When a color-changing leaf first falls from a tree in autumn, it represents a beautiful reminder of the cycles inherent in nature. It’s also a sign that many more soon may fall and you should probably find a rake.

As you gather one leaf after another, what word do you use to identify the growing number? In other words, what is the plural of leaf?

We’ll answer that question and explain the logic behind it. That way, you’ll know both the rule about pluralizing leaf and the grammatical principles behind it.

The Plural Version of the Word Leaf

The plural of leaf is leaves.

Although many English words can change from singular to plural by simply adding an “s” to the end, some follow nonstandard conventions. In many cases, the differences concern spelling or pronunciation. This is particularly true for words ending in “f” or “fe.”

For example, consider the following:

Leaf becomes leaves.

Knife becomes knives.

Scarf becomes scarves.

In these cases, it’s easy to understand why each word’s pluralized version would change. The incorrect versions—leafs, knifes, and scarfs—are more difficult to enunciate because the transition from “f” to “s” is softer. We change the plural endings to “ves” to make the words more distinguished and clear.

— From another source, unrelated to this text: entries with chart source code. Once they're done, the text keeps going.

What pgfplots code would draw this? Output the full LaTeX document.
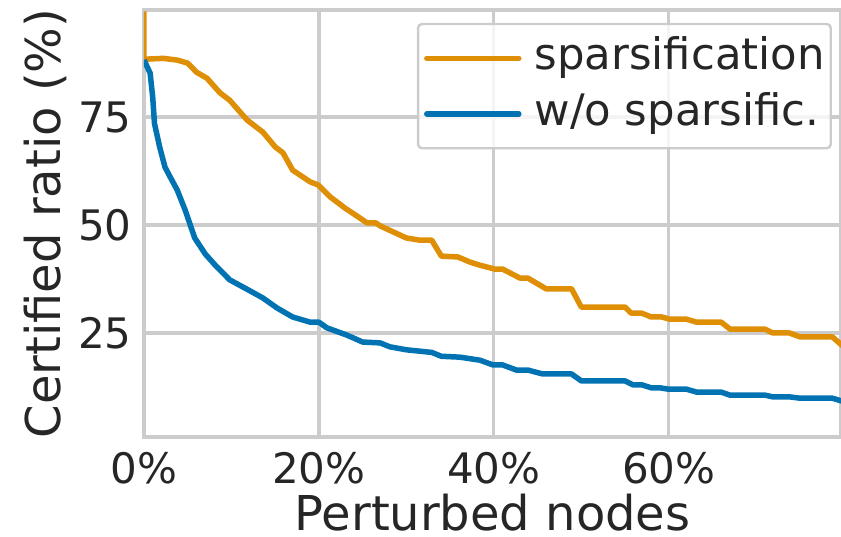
\documentclass[border=0pt]{standalone}
\usepackage{pgfplots}
\pgfplotsset{compat=1.18}
\usepackage{fontspec}
\setmainfont{DejaVu Sans}
\definecolor{sorange}{RGB}{222,143,5}
\definecolor{sblue}{RGB}{1,115,178}
\definecolor{gridgray}{RGB}{204,204,204}
\definecolor{textgray}{RGB}{38,38,38}
\begin{document}
\begin{tikzpicture}
\begin{axis}[
  scale only axis, width=348.5pt, height=213.5pt,
  xmin=0, xmax=79.7, ymin=0.9, ymax=99.8,
  xtick={0,20,40,60}, xticklabels={0\%,20\%,40\%,60\%},
  ytick={25,50,75}, yticklabels={25,50,75},
  major tick length=0pt,
  grid=major,
  major grid style={gridgray, line width=1.6pt},
  axis line style={gridgray, line width=1.8pt},
  tick label style={font=\fontsize{21}{25}\selectfont, text=textgray, inner sep=0pt},
  xticklabel style={yshift=-7.5pt},
  yticklabel style={xshift=-6pt},
  label style={font=\fontsize{24}{28}\selectfont, text=textgray, inner sep=0pt},
  xlabel={Perturbed nodes},
  ylabel={Certified ratio (\%)},
  xlabel style={at={(axis description cs:0.5,-0.2178)}, anchor=base},
  ylabel style={at={(axis description cs:-0.1205,0.5)}, anchor=base, rotate=0},
  legend style={at={(axis description cs:0.987,0.970)}, anchor=north east,
    draw=gridgray, line width=1.2pt, fill=white, fill opacity=0.8, text opacity=1,
    rounded corners=2pt, font=\fontsize{21.7}{26}\selectfont, text=textgray,
    inner xsep=3pt, inner ysep=6.5pt, column sep=6.5pt, row sep=6.5pt,
    nodes={inner sep=0pt, text height=16.3pt, text depth=5pt}},
  legend cell align=left,
  legend image code/.code={\draw[#1, line cap=round] (0pt,0pt) -- (46pt,0pt); \path (0pt,-8pt);},
  every axis plot/.append style={line width=2.75pt, line join=round},
]
\addplot[sorange] coordinates {
(0,99.5) (0,88.4) (2.2,88.6) (3.8,88.2) (5,87.5) (6,85.4) (7.2,84) (8.7,80.6)
(9.8,78.9) (11.8,74.3) (13.6,71.5) (15,68.1) (15.9,66.7) (17,62.7) (19,60)
(19.9,59.3) (21.3,56.5) (23,53.9) (24.7,51.6) (25.5,50.5) (26.5,50.5) (27,49.8)
(28.5,48.4) (30,47) (31.5,46.5) (32.9,46.5) (34,42.8) (35.9,42.6) (37.3,41.4)
(38.4,40.7) (40.1,39.8) (41,39.8) (43,37.7) (43.9,37.7) (46,35.2) (48.9,35.2)
(50,31) (55,31) (55.7,29.6) (56.9,29.6) (58,28.7) (59.2,28.7) (60.1,28.2)
(62,28.2) (63.2,27.5) (66,27.5) (67,25.9) (71,25.9) (71.9,25) (73.8,25)
(75,24.1) (78.7,24.1) (80,21.8)
};
\addlegendentry{sparsification\hspace{4pt}}
\addplot[sblue] coordinates {
(0,88.2) (0.7,85.2) (1,79.5) (1.2,73.5) (1.8,68) (2.4,63.4) (3,61.1) (3.8,58.1)
(4.7,53.5) (5.8,47) (7,43.3) (8.1,40.8) (9.8,37.3) (11.9,35) (13.6,33.1)
(15.2,30.8) (17,28.7) (19,27.5) (20,27.5) (20.9,26.2) (23.2,24.5) (25,22.9)
(27,22.7) (28.1,21.8) (30,21.1) (32.9,20.5) (34,19.6) (36.1,19.4) (38.4,18.7)
(39.9,17.6) (41,17.6) (42.6,16.4) (43.9,16.4) (45.6,15.5) (48.9,15.5) (50,13.9)
(55,13.9) (55.9,13) (56.9,13) (58,12.3) (59,12.3) (59.9,12) (62,12) (63.2,11.3)
(66,11.3) (67,10.6) (71,10.6) (71.9,10.2) (73.8,10.2) (75,9.9) (78.7,9.9) (80,9.1)
};
\addlegendentry{w/o sparsific.}
\end{axis}
\pgfresetboundingbox
\path[use as bounding box] ([shift={(-72pt,-49.5pt)}]current axis.south west) rectangle ([shift={(0pt,5pt)}]current axis.north east);
\end{tikzpicture}
\end{document}
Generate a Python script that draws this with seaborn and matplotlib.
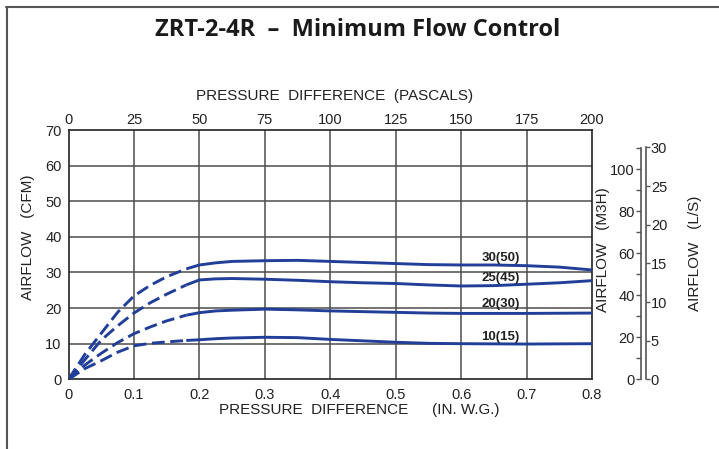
import matplotlib
matplotlib.use("Agg")
import matplotlib.pyplot as plt
from matplotlib.lines import Line2D
import seaborn as sns

# ---------------- data ----------------
# x: pressure difference (in. w.g.), y: airflow (CFM)
c30_dash_x = [0.0, 0.025, 0.05, 0.075, 0.1, 0.125, 0.15, 0.18]
c30_dash_y = [0.0, 7.0, 12.9, 18.8, 23.4, 26.4, 28.8, 31.0]
c30_sol_x = [0.18, 0.2, 0.225, 0.25, 0.3, 0.35, 0.4, 0.45, 0.5, 0.55, 0.6, 0.65, 0.7, 0.75, 0.8]
c30_sol_y = [31.0, 32.1, 32.7, 33.1, 33.3, 33.4, 33.1, 32.8, 32.5, 32.2, 32.1, 32.1, 31.9, 31.5, 30.7]

c25_dash_x = [0.0, 0.025, 0.05, 0.075, 0.1, 0.125, 0.15, 0.18]
c25_dash_y = [0.0, 5.5, 11.0, 15.0, 18.6, 21.5, 23.9, 26.5]
c25_sol_x = [0.18, 0.2, 0.225, 0.25, 0.3, 0.35, 0.4, 0.45, 0.5, 0.55, 0.6, 0.65, 0.7, 0.75, 0.8]
c25_sol_y = [26.5, 27.9, 28.2, 28.3, 28.1, 27.8, 27.4, 27.1, 26.9, 26.5, 26.2, 26.3, 26.7, 27.1, 27.7]

c20_dash_x = [0.0, 0.025, 0.05, 0.075, 0.1, 0.125, 0.15, 0.18]
c20_dash_y = [0.0, 4.0, 7.3, 10.3, 12.8, 14.7, 16.4, 18.0]
c20_sol_x = [0.18, 0.2, 0.225, 0.25, 0.3, 0.35, 0.4, 0.45, 0.5, 0.55, 0.6, 0.7, 0.8]
c20_sol_y = [18.0, 18.7, 19.2, 19.4, 19.7, 19.5, 19.2, 19.0, 18.8, 18.6, 18.5, 18.5, 18.6]

c10_dash_x = [0.0, 0.025, 0.05, 0.075, 0.1, 0.125, 0.15, 0.18]
c10_dash_y = [0.0, 3.0, 5.2, 7.6, 9.4, 10.1, 10.5, 10.9]
c10_sol_x = [0.18, 0.2, 0.225, 0.25, 0.3, 0.35, 0.4, 0.45, 0.5, 0.55, 0.6, 0.7, 0.8]
c10_sol_y = [10.9, 11.1, 11.4, 11.6, 11.8, 11.7, 11.2, 10.8, 10.4, 10.1, 10.0, 9.9, 10.0]

curve_labels = ["30(50)", "25(45)", "20(30)", "10(15)"]
curve_label_x = [0.66, 0.66, 0.66, 0.66]
curve_label_y = [34.1, 28.5, 21.2, 11.9]

x_ticks_in = [0, 0.1, 0.2, 0.3, 0.4, 0.5, 0.6, 0.7, 0.8]
x_tick_labels = ["0", "0.1", "0.2", "0.3", "0.4", "0.5", "0.6", "0.7", "0.8"]
x_ticks_pa = [0, 25, 50, 75, 100, 125, 150, 175, 200]
y_ticks_cfm = [0, 10, 20, 30, 40, 50, 60, 70]
m3h_major = [0, 20, 40, 60, 80, 100]
m3h_minor = [10, 30, 50, 70, 90, 110]
ls_ticks = [0, 5, 10, 15, 20, 25, 30]

# ---------------- style ----------------
sns.set_style("white")
plt.rcParams['font.family'] = ['Liberation Sans', 'DejaVu Sans']
W, H = 719, 449
fig = plt.figure(figsize=(W / 100, H / 100), dpi=100)

def fx(px):
    return px / W

def fy(py):
    return 1 - py / H

L, R, T, B = 68.5, 592, 130, 379.3
ax = fig.add_axes([fx(L), fy(B), fx(R - L), (B - T) / H])

BLUE = "#213f98"
GRID = "#4d4d4d"
TXT = "#222222"
TICK_FS = 10.5

ax.set_xlim(0, 0.8)
ax.set_ylim(0, 70)
ax.set_xticks(x_ticks_in)
ax.set_xticklabels(x_tick_labels)
ax.set_yticks(y_ticks_cfm)
for v in x_ticks_in[1:-1]:
    ax.axvline(v, color=GRID, lw=1.1, zorder=1)
for v in y_ticks_cfm[1:-1]:
    ax.axhline(v, color=GRID, lw=1.1, zorder=1)
ax.tick_params(axis="x", length=0, pad=6, labelsize=TICK_FS, colors=TXT)
ax.tick_params(axis="y", length=3, width=1, color=GRID, pad=2, labelsize=TICK_FS, labelcolor=TXT)
for s in ax.spines.values():
    s.set_color(TXT)
    s.set_linewidth(1.2)

dash = (0, (4.4, 1.9))
series = [
    (c30_dash_x, c30_dash_y, c30_sol_x, c30_sol_y),
    (c25_dash_x, c25_dash_y, c25_sol_x, c25_sol_y),
    (c20_dash_x, c20_dash_y, c20_sol_x, c20_sol_y),
    (c10_dash_x, c10_dash_y, c10_sol_x, c10_sol_y),
]
for dx, dy, sx, sy in series:
    sns.lineplot(x=dx, y=dy, ax=ax, color=BLUE, linewidth=2.1, linestyle=dash,
                 sort=False, estimator=None, zorder=3)
    sns.lineplot(x=sx, y=sy, ax=ax, color=BLUE, linewidth=2.1,
                 sort=False, estimator=None, zorder=3, solid_capstyle="butt")

for lab, lx, ly in zip(curve_labels, curve_label_x, curve_label_y):
    ax.text(lx, ly, lab, fontsize=9.5, fontweight="bold", ha="center", va="center",
            color=TXT, zorder=4)

# top Pascal axis
sec = ax.secondary_xaxis("top", functions=(lambda x: x * 250, lambda p: p / 250))
sec.set_xticks(x_ticks_pa)
sec.tick_params(length=0, pad=2, labelsize=TICK_FS, colors=TXT)
sec.spines["top"].set_visible(False)

# right axes: M3H and L/S
M3H_PER_CFM = 1.694
LS_PER_CFM = 0.4608
axm = fig.add_axes([fx(641), fy(B), fx(5), (B - T) / H])
axm.patch.set_visible(False)
axm.set_ylim(0, 70 * M3H_PER_CFM)
axm.set_xticks([])
for k in ["top", "bottom", "right"]:
    axm.spines[k].set_visible(False)
axm.spines["left"].set_color("#555555")
axm.spines["left"].set_linewidth(1.2)
axm.spines["left"].set_bounds(0, 110)
axm.set_yticks(m3h_major)
axm.set_yticks(m3h_minor, minor=True)
axm.tick_params(axis="y", which="major", length=3.5, width=1, color="#555555", pad=1,
                labelsize=TICK_FS, labelcolor=TXT)
axm.tick_params(axis="y", which="minor", length=3.5, width=1, color="#555555")

axl = axm.twinx()
axl.patch.set_visible(False)
axl.set_ylim(0, 70 * LS_PER_CFM)
for k in ["top", "bottom", "left"]:
    axl.spines[k].set_visible(False)
axl.spines["right"].set_color("#555555")
axl.spines["right"].set_linewidth(1.2)
axl.spines["right"].set_bounds(0, 30)
axl.set_yticks(ls_ticks)
axl.tick_params(axis="y", length=3, width=1, color="#555555", pad=0.5,
                labelsize=TICK_FS, labelcolor=TXT)

# texts
fig.text(fx(357.5), fy(30), "ZRT-2-4R  \u2013  Minimum Flow Control",
         ha="center", va="center", fontsize=17, fontweight="bold",
         family=["Open Sans", "DejaVu Sans"], color="#1a1a1a")
fig.text(fx(334.5), fy(96), "PRESSURE  DIFFERENCE  (PASCALS)", ha="center", va="center",
         fontsize=11, color=TXT)
fig.text(fx(219), fy(410), "PRESSURE  DIFFERENCE", ha="left", va="center",
         fontsize=11, color=TXT)
fig.text(fx(432), fy(410), "(IN. W.G.)", ha="left", va="center",
         fontsize=11, color=TXT)
fig.text(fx(28), fy(237.6), "AIRFLOW   (CFM)", ha="center", va="center", rotation=90,
         fontsize=11, color=TXT)
fig.text(fx(603), fy(249.7), "AIRFLOW   (M3H)", ha="center", va="center", rotation=90,
         fontsize=11, color=TXT)
fig.text(fx(695), fy(253), "AIRFLOW   (L/S)", ha="center", va="center", rotation=90,
         fontsize=11, color=TXT)

# page frame (top and left edges)
fig.add_artist(Line2D([fx(6), 1], [fy(7), fy(7)], color="#555555", lw=1.5))
fig.add_artist(Line2D([fx(7), fx(7)], [0, fy(7)], color="#555555", lw=1.5))

fig.savefig("out.png", dpi=100)
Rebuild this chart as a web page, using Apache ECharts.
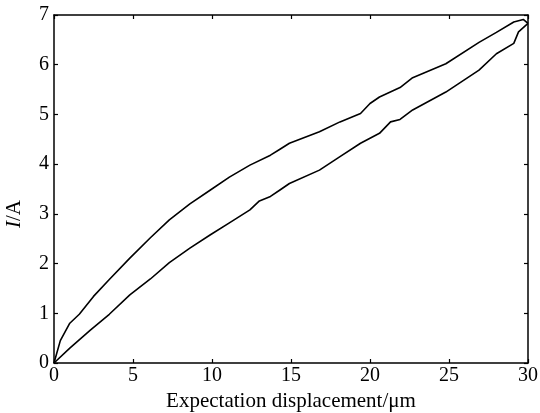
<!DOCTYPE html>
<html>
<head>
<meta charset="utf-8">
<script src="https://cdn.jsdelivr.net/npm/echarts@6/dist/echarts.min.js"></script>
<style>
  html, body { margin: 0; padding: 0; background: #fff; }
  #chart { width: 540px; height: 413px; }
</style>
</head>
<body>
<div id="chart"></div>
<script>
// upper branch of the loop
const upperX = [0, 0.4, 1.0, 1.6, 2.5, 3.5, 4.8, 6.1, 7.3, 8.6, 9.9, 11.1, 12.4, 13.7, 14.3, 14.9, 16.8, 18.1, 19.4, 20.0, 20.6, 21.9, 22.7, 24.8, 26.9, 28.0, 29.1, 29.7, 30]
const upperY = [0, 0.45, 0.8, 0.98, 1.34, 1.68, 2.11, 2.52, 2.88, 3.2, 3.48, 3.74, 3.98, 4.18, 4.3, 4.42, 4.65, 4.85, 5.02, 5.22, 5.35, 5.54, 5.74, 6.02, 6.45, 6.65, 6.86, 6.91, 6.83]
// lower branch of the loop
const lowerX = [0, 1.0, 2.3, 3.5, 4.8, 6.1, 7.3, 8.6, 9.9, 11.1, 12.4, 13.0, 13.7, 14.3, 14.9, 16.8, 18.1, 19.4, 20.6, 21.3, 21.9, 22.7, 24.8, 26.9, 28.0, 29.1, 29.4, 30]
const lowerY = [0, 0.30, 0.66, 0.98, 1.37, 1.69, 2.02, 2.31, 2.58, 2.82, 3.08, 3.26, 3.35, 3.48, 3.61, 3.88, 4.15, 4.42, 4.62, 4.85, 4.90, 5.09, 5.45, 5.89, 6.22, 6.43, 6.66, 6.83]

const font = 'Liberation Serif'
const chart = echarts.init(document.getElementById('chart'))

const tickStyle = { show: true, inside: true, length: 4, lineStyle: { color: '#000', width: 1.2 } }
const axisLine = { show: true, onZero: false, lineStyle: { color: '#000', width: 1.5 } }

const option = {
  backgroundColor: '#fff',
  animation: false,
  grid: { left: 54, top: 15, right: 12, bottom: 50, containLabel: false, outerBoundsMode: 'none' },
  xAxis: [
    {
      type: 'value', min: 0, max: 30, interval: 5,
      name: 'Expectation displacement/\u03bcm',
      nameLocation: 'middle', nameGap: 27,
      nameTextStyle: { fontFamily: font, fontSize: 21, color: '#000' },
      axisLine: axisLine,
      axisTick: tickStyle,
      axisLabel: { fontFamily: font, fontSize: 20, color: '#000', margin: 3 },
      splitLine: { show: false }
    },
    {
      type: 'value', min: 0, max: 30, interval: 5, position: 'top',
      axisLine: axisLine,
      axisTick: tickStyle,
      axisLabel: { show: false },
      splitLine: { show: false }
    }
  ],
  yAxis: [
    {
      type: 'value', min: 0, max: 7, interval: 1,
      name: '{i|I}/A',
      nameLocation: 'middle', nameGap: 29, nameRotate: 90,
      nameTextStyle: {
        fontFamily: font, fontSize: 21, color: '#000',
        padding: [0, 50, 0, 0],
        rich: { i: { fontFamily: font, fontSize: 21, fontStyle: 'italic', color: '#000' } }
      },
      axisLine: axisLine,
      axisTick: tickStyle,
      axisLabel: { fontFamily: font, fontSize: 20, color: '#000', margin: 5 },
      splitLine: { show: false }
    },
    {
      type: 'value', min: 0, max: 7, interval: 1, position: 'right',
      axisLine: axisLine,
      axisTick: tickStyle,
      axisLabel: { show: false },
      splitLine: { show: false }
    }
  ],
  series: [
    {
      name: 'upper', type: 'line', showSymbol: false, symbol: 'none',
      lineStyle: { color: '#000', width: 1.6 },
      data: upperX.map((x, i) => [x, upperY[i]])
    },
    {
      name: 'lower', type: 'line', showSymbol: false, symbol: 'none',
      lineStyle: { color: '#000', width: 1.6 },
      data: lowerX.map((x, i) => [x, lowerY[i]])
    }
  ]
}
chart.setOption(option)
</script>
</body>
</html>
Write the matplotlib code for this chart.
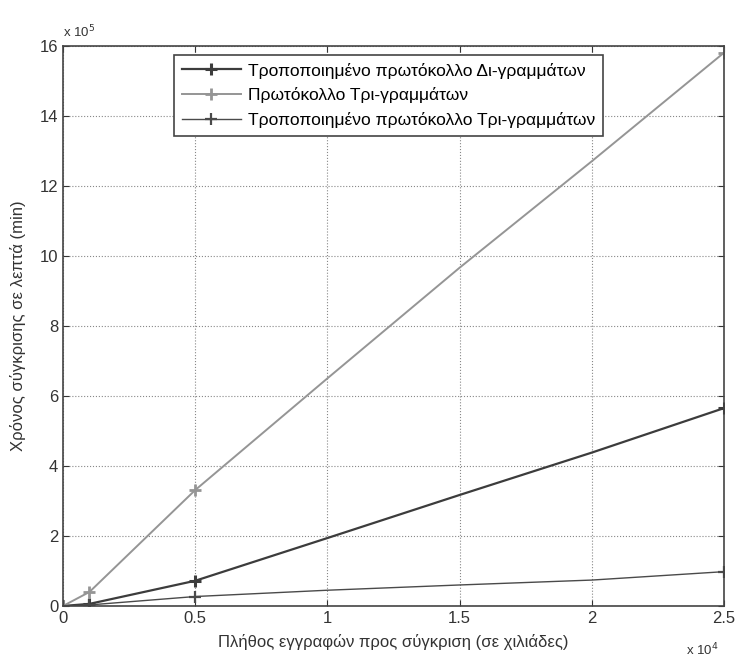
import numpy as np
import matplotlib
matplotlib.use('Agg')
import matplotlib.pyplot as plt
from matplotlib.ticker import FuncFormatter

plt.rcParams['font.family'] = ['Liberation Sans', 'DejaVu Sans']

# records compared (x), time in minutes
records = [0, 1000, 5000, 10000, 15000, 20000, 25000]
mod_di = [0, 0.06e5, 0.72e5, 1.94e5, 3.17e5, 4.38e5, 5.65e5]
tri = [0, 0.4e5, 3.31e5, 6.5e5, 9.66e5, 12.7e5, 15.8e5]
mod_tri = [0, 0.03e5, 0.27e5, 0.45e5, 0.6e5, 0.74e5, 0.98e5]

labels = ['Τροποποιημένο πρωτόκολλο Δι-γραμμάτων',
          'Πρωτόκολλο Τρι-γραμμάτων',
          'Τροποποιημένο πρωτόκολλο Τρι-γραμμάτων']
marks = [0, 1, 2, 6]

fig = plt.figure(figsize=(7.36, 6.63), dpi=100)
ax = fig.add_axes([0.0856, 0.086, 0.898, 0.845])

ax.plot(records, mod_di, '-+', color='#3c3c3c', lw=1.6, ms=9, mew=2.2,
        markevery=marks, label=labels[0])
ax.plot(records, tri, '-+', color='#959595', lw=1.4, ms=9, mew=2.0,
        markevery=marks, label=labels[1])
ax.plot(records, mod_tri, '-+', color='#4a4a4a', lw=1.0, ms=9, mew=1.6,
        markevery=marks, label=labels[2])

ax.set_xlim(0, 25000)
ax.set_ylim(0, 16e5)
ax.set_xticks(np.arange(0, 25001, 5000))
ax.set_yticks(np.arange(0, 16.01e5, 2e5))
ax.xaxis.set_major_formatter(FuncFormatter(lambda v, p: '%g' % (v / 1e4)))
ax.yaxis.set_major_formatter(FuncFormatter(lambda v, p: '%g' % (v / 1e5)))
ax.tick_params(direction='in', top=True, right=True, labelsize=12, colors='#333333', length=4)
ax.grid(True, linestyle=':', color='#888888', lw=0.8)
for s in ax.spines.values():
    s.set_color('#444444')
    s.set_linewidth(1.2)

ax.text(0, 1.01, 'x 10$^5$', transform=ax.transAxes, fontsize=9.5, color='#333333', va='bottom')
ax.text(0.992, -0.078, 'x 10$^4$', transform=ax.transAxes, fontsize=9.5, color='#333333',
        ha='right', va='center')

ax.set_xlabel('Πλήθος εγγραφών προς σύγκριση (σε χιλιάδες)', fontsize=12, color='#333333', labelpad=6)
ax.set_ylabel('Χρόνος σύγκρισης σε λεπτά (min)', fontsize=12, color='#333333', labelpad=10)

leg = ax.legend(loc='upper center', bbox_to_anchor=(0.492, 0.984), fontsize=12.5, fancybox=False,
                framealpha=1, edgecolor='#444444', handlelength=3.4, borderpad=0.45,
                labelspacing=0.5, handletextpad=0.4, borderaxespad=0)
leg.get_frame().set_linewidth(1.2)

fig.savefig('out.png', dpi=100)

At the same time, this treatment has exceptions. There are words ending with “f” or “fe” that are pluralized with just an “s”:

Giraffe becomes giraffes.

Roof becomes roofs.

Sheriff becomes sheriffs.

Why don’t we have the words giraves, rooves, and sherrives? In cases such as these, the reason once again comes down to effective enunciation. The plurals of these words sound clearer with the softer transition from singular to plural.

How to Learn Unusual Pluralization Rules in American English

Our modern language is still always growing and changing even as it has borrowed and secured words from many different roots and languages. That makes our writing and speaking patterns dynamic, but it can also make them a little more tricky to master.

The best way to enhance your writing, proofing, and editing skills is to simply follow guidelines such as those we’ve discussed and then put the principles into practice. For example, you could write five sentences using the singular leaf and then another five using the plural leaves. If you make such a practice a habit, you’ll sense improvement in your spelling and grammar, even if it’s just a few minutes a day.